Economic security scaling with value. As L1s secure more economic value (TVL, stablecoins, tokenized assets), validator revenue from fees or block rewards grows proportionally, maintaining incentive alignment without requiring artificially high inflation.

What Would Break or Invalidate the L1 Model

Signals that an L1 has fundamental problems:

Repeated consensus failures. If an L1 experiences frequent chain splits, requires manual validator coordination to restart, or suffers successful 51% attacks, its claim to being a reliable settlement layer breaks down.

Unsustainable economics. If validator participation collapses because revenue doesn't cover costs, or if only a handful of entities can afford to validate due to hardware requirements, the decentralization premise fails. An L1 dominated by 5-10 entities isn't meaningfully different from a traditional database.

State bloat exceeding solutions. If state growth makes running full nodes impossible for anyone except large institutions, and proposed solutions (state expiry, stateless clients, sharding) fail to materialize or don't work as expected, the L1 becomes effectively centralized in who can verify it.

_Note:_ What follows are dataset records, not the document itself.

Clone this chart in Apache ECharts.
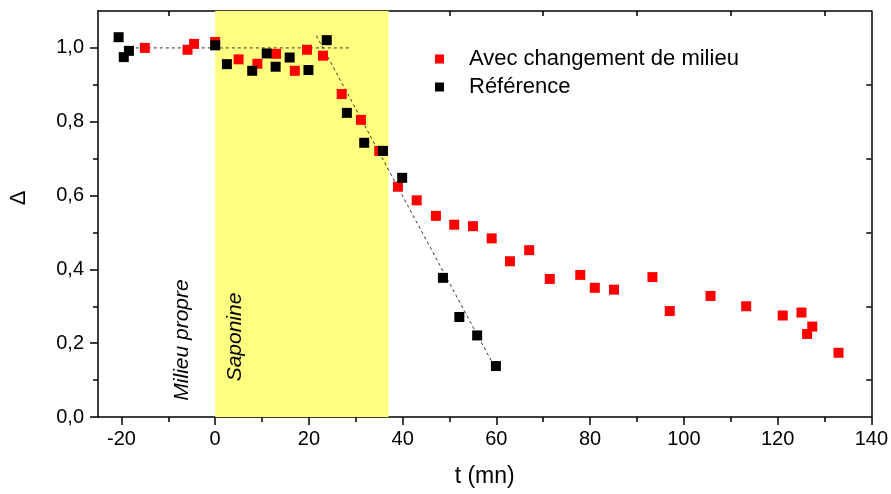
<!DOCTYPE html>
<html>
<head>
<meta charset="utf-8">
<script src="https://cdn.jsdelivr.net/npm/echarts@6/dist/echarts.min.js"></script>
<style>html,body{margin:0;padding:0;background:#fff;}#c{width:891px;height:494px;}</style>
</head>
<body>
<div id="c"></div>
<script>
// ---- data ----
const redName = 'Avec changement de milieu';
const blackName = 'Référence';
const tRed = [-15.0, -5.9, -4.5, 0.0, 5.0, 9.0, 13.0, 17.0, 19.6, 23.0, 27.0, 31.1, 35.0, 39.0, 43.0, 47.1, 51.0, 55.0, 59.0, 62.9, 67.0, 71.4, 77.9, 81.0, 85.1, 93.3, 97.0, 105.7, 113.3, 121.1, 125.1, 126.3, 127.4, 133.0];
const dRed = [1.000, 0.995, 1.011, 1.016, 0.969, 0.957, 0.984, 0.938, 0.995, 0.979, 0.875, 0.805, 0.721, 0.624, 0.587, 0.545, 0.521, 0.517, 0.484, 0.422, 0.452, 0.374, 0.385, 0.350, 0.345, 0.379, 0.287, 0.328, 0.300, 0.275, 0.283, 0.225, 0.245, 0.174];
const tBlack = [-20.6, -19.5, -18.4, 0.0, 2.5, 7.9, 11.0, 12.9, 15.9, 19.9, 23.8, 28.1, 31.8, 35.8, 39.9, 48.6, 52.1, 55.9, 59.9];
const dBlack = [1.029, 0.975, 0.992, 1.007, 0.956, 0.938, 0.985, 0.949, 0.974, 0.940, 1.021, 0.824, 0.743, 0.721, 0.648, 0.377, 0.271, 0.221, 0.138];
const fitFlat = [[-19.5, 1.0], [29.0, 1.0]];
const fitSlope = [[21.6, 1.033], [59.0, 0.150]];
const saponineRange = [0, 37];
const xMajor = [-20, 0, 20, 40, 60, 80, 100, 120, 140];
const xMinor = [-10, 10, 30, 50, 70, 90, 110, 130];
const yMajor = [0, 0.2, 0.4, 0.6, 0.8, 1.0];
const yMinor = [0.1, 0.3, 0.5, 0.7, 0.9];

const zip = (a, b) => a.map((v, i) => [v, b[i]]);
const FONT = '"Liberation Sans", Arial, sans-serif';
const fmtComma = v => v.toFixed(1).replace('.', ',');
const axisLine = { show: true, onZero: false, lineStyle: { color: '#000', width: 1.5 } };
const noLine = { show: false, onZero: false };

const chart = echarts.init(document.getElementById('c'));
chart.setOption({
  animation: false,
  backgroundColor: '#fff',
  grid: { left: 98, right: 18, top: 11, bottom: 77, containLabel: false },
  legend: {
    data: [redName, blackName],
    orient: 'vertical',
    left: 430, top: 43,
    icon: 'rect', itemWidth: 9, itemHeight: 9, itemGap: 6,
    textStyle: { fontFamily: FONT, fontSize: 22, color: '#000', padding: [0, 0, 0, 20], lineHeight: 22 }
  },
  xAxis: [
    { type: 'value', position: 'bottom', min: -25, max: 140,
      axisLine: axisLine, splitLine: { show: false },
      axisTick: { show: true, inside: false, length: 8, customValues: xMajor, lineStyle: { color: '#000', width: 1.5 } },
      axisLabel: { customValues: xMajor, margin: 12, fontFamily: FONT, fontSize: 20, color: '#000' },
      name: 't (mn)', nameLocation: 'middle', nameGap: 48,
      nameTextStyle: { fontFamily: FONT, fontSize: 23, color: '#000' } },
    { type: 'value', position: 'bottom', min: -25, max: 140,
      axisLine: noLine, splitLine: { show: false }, axisLabel: { show: false },
      axisTick: { show: true, inside: false, length: 5, customValues: xMinor, lineStyle: { color: '#000', width: 1.5 } } },
    { type: 'value', position: 'top', min: -25, max: 140,
      axisLine: axisLine, splitLine: { show: false }, axisLabel: { show: false },
      axisTick: { show: true, inside: true, length: 5, customValues: xMinor, lineStyle: { color: '#000', width: 1.5 } } }
  ],
  yAxis: [
    { type: 'value', position: 'left', min: 0, max: 1.1,
      axisLine: axisLine, splitLine: { show: false },
      axisTick: { show: true, inside: false, length: 8, customValues: yMajor, lineStyle: { color: '#000', width: 1.5 } },
      axisLabel: { customValues: yMajor, formatter: fmtComma, margin: 14, fontFamily: FONT, fontSize: 20, color: '#000' } },
    { type: 'value', position: 'left', offset: 0, min: 0, max: 1.1,
      axisLine: noLine, splitLine: { show: false }, axisLabel: { show: false },
      axisTick: { show: true, inside: false, length: 5, customValues: yMinor, lineStyle: { color: '#000', width: 1.5 } } },
    { type: 'value', position: 'right', offset: 0, min: 0, max: 1.1,
      axisLine: axisLine, splitLine: { show: false }, axisLabel: { show: false },
      axisTick: { show: true, inside: true, length: 5, customValues: yMinor, lineStyle: { color: '#000', width: 1.5 } } }
  ],
  series: [
    { type: 'line', name: 'fit1', data: fitFlat, showSymbol: false, symbol: 'none',
      lineStyle: { color: '#333', width: 1, type: [3, 3] }, z: 2,
      markArea: { silent: true, itemStyle: { color: '#ffff80', opacity: 1 },
        data: [[{ xAxis: saponineRange[0] }, { xAxis: saponineRange[1] }]] } },
    { type: 'line', name: 'fit2', data: fitSlope, showSymbol: false, symbol: 'none',
      lineStyle: { color: '#333', width: 1, type: [3, 3] }, z: 2 },
    { type: 'scatter', name: redName, data: zip(tRed, dRed), symbol: 'rect', symbolSize: 10,
      itemStyle: { color: '#ff0000', opacity: 1 }, z: 3 },
    { type: 'scatter', name: blackName, data: zip(tBlack, dBlack), symbol: 'rect', symbolSize: 10,
      itemStyle: { color: '#000000', opacity: 1 }, z: 4 }
  ],
  graphic: [
    { type: 'text', x: 19, y: 198, rotation: Math.PI / 2, z: 100,
      style: { text: 'Δ', fontFamily: FONT, fontSize: 22, fill: '#000', align: 'center', verticalAlign: 'middle' } },
    { type: 'text', x: 182, y: 340, rotation: Math.PI / 2, z: 100,
      style: { text: 'Milieu propre', fontFamily: FONT, fontSize: 21, fontStyle: 'italic', fill: '#000', align: 'center', verticalAlign: 'middle' } },
    { type: 'text', x: 235, y: 337, rotation: Math.PI / 2, z: 100,
      style: { text: 'Saponine', fontFamily: FONT, fontSize: 21, fontStyle: 'italic', fill: '#000', align: 'center', verticalAlign: 'middle' } }
  ]
});
</script>
</body>
</html>
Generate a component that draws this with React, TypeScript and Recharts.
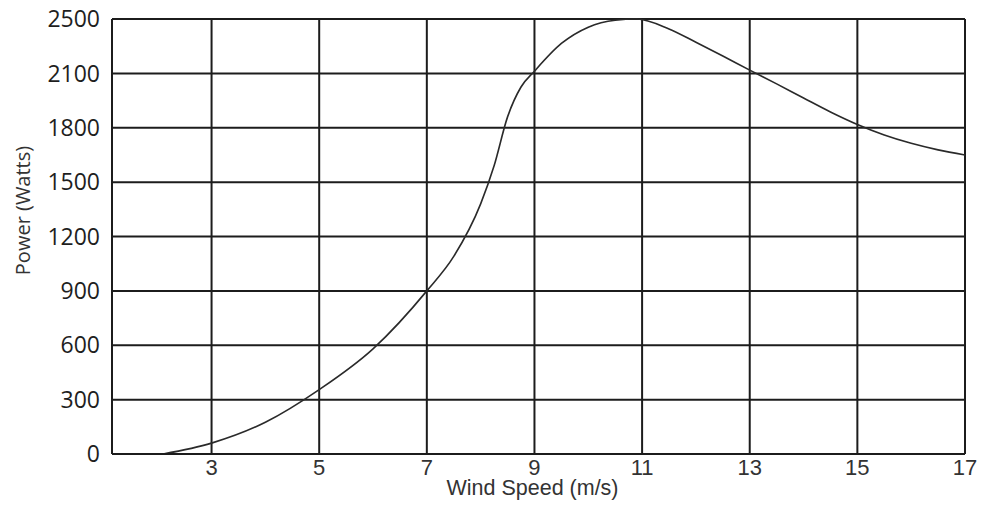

Migration to superior alternatives. If users and developers abandon an L1 en masse for competing chains that solve the trilemma better, or if Layer 2s become so capable that L1 activity collapses to negligible levels (beyond intended settlement usage), it calls into question whether that L1 remains relevant.

Timing Perspective

Now: Layer 1 blockchains are the foundation of crypto infrastructure. Bitcoin remains the most secure value settlement layer. Ethereum functions as the dominant smart contract platform and L2 settlement layer. Alternative L1s compete on specific tradeoffs (speed vs decentralization, EVM compatibility vs novel architecture).

Next (2026-2027): The L1 vs L2 division becomes more defined. Ethereum's rollup-centric model either succeeds in scaling while maintaining L1 security, or friction and fragmentation push users toward monolithic high-throughput L1s. Client diversity initiatives reach maturity, testing whether redundancy improves or complicates L1 operations.

Later: The question is whether the Layer 1 / Layer 2 distinction persists as the primary categorization, or whether modular architectures blur the lines between consensus, execution, and data availability layers. Long-term viability depends on whether L1s can maintain credible decentralization as they scale—or whether scaling pressures inevitably centralize them.

Boundary Statement

This explanation covers what Layer 1 means as a technical categorization. It doesn't address which specific L1 represents the "best" choice—that depends on use case requirements, risk tolerance, and subjective valuations of speed versus decentralization. The designation "Layer 1" is descriptive, not qualitative.

Whether an L1 is suitable for a given application depends on factors outside this scope: ecosystem maturity, developer tooling, liquidity, and regulatory clarity. Understanding what Layer 1 means helps you evaluate tradeoffs—it doesn't tell you which tradeoffs matter most for your situation.